I agree. m4 is only useful for m4 pros.

Note though that the KDE project had a dual build system for a while
(Scons and Cmake) and they finally opted for Cmake because:

Interesting. I do not know any of them now, but

1) it was simpler (take a look at a typical CMakeList.txt)

I actually do not like, just for syntax, the COMMAND(arg arg1)
(without comma), and prefer a more function like style. And, maybe in
SCON command is a function that I can look up...

2) it was faster

I think both are much faster than autoconf.

3) KDE devels had to implement a lot of feature on top of Scons but
Scons developers weren't interested in them so that was a fork.

lyx is smaller... I guess we do not need many.

4) CMake developers were very helpful and added a lot of support for Qt,
MacOSX and Windows for KDE needs (I am sure they would help with the
port reading a bit their mail archive)

I will see.

5) last but not least, Scons is stuck to python 1.5 or something.

So you mean I have to write in python 1.5 for its extensions?
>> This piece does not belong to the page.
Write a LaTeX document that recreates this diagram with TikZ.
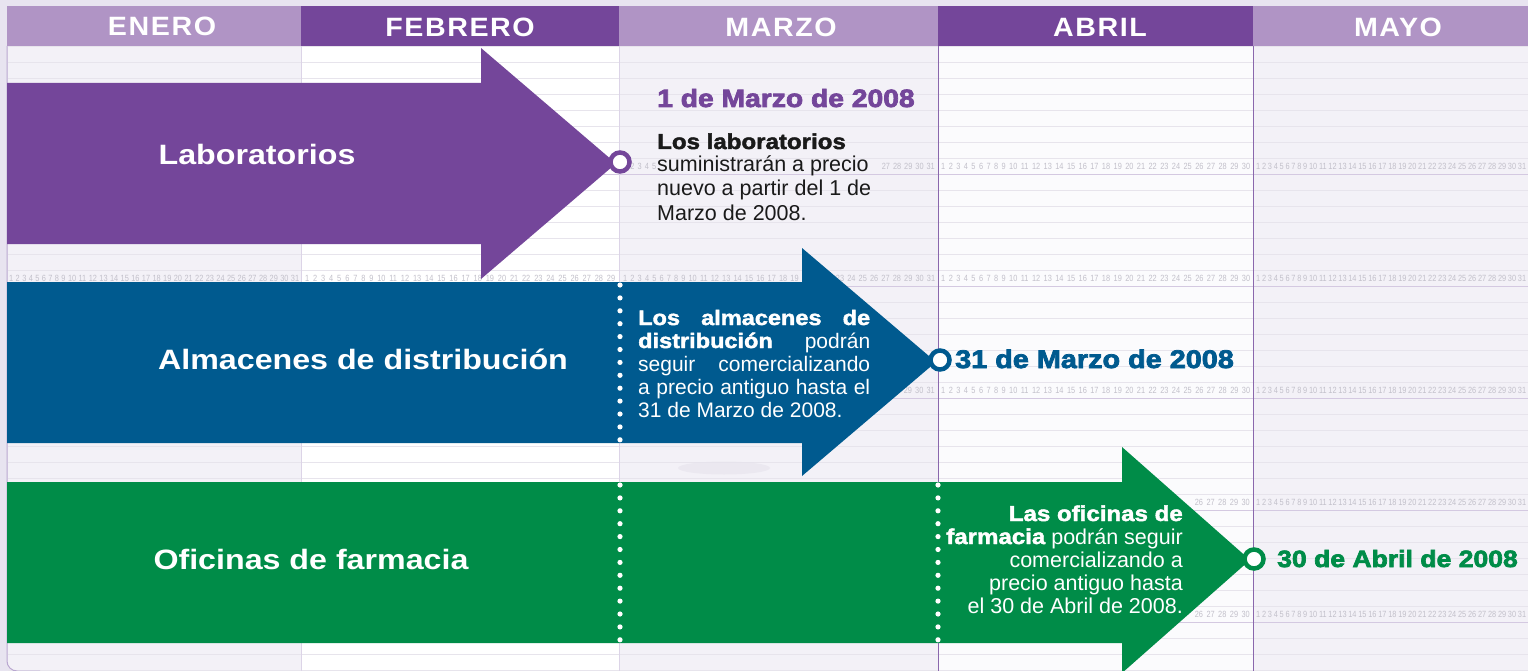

I guess
scon tries to make itself runable on old systems.

Personnaly I like the CMake approach better because they delegate the
compilation step to the sytem: Makefile for Unix (or Mingw), MS Visual
studio project for MS VC++ users. This approach allows people working
with different systems to work cooperatively without any porting porblem.

These look nice. But you know I am biased to python. Because if I have
to write an extension, I can do that immediately with python, with all
the help from python modules, not something I have to learn from
scratch, however simply it may be.

I will evaluate both when I get a chance.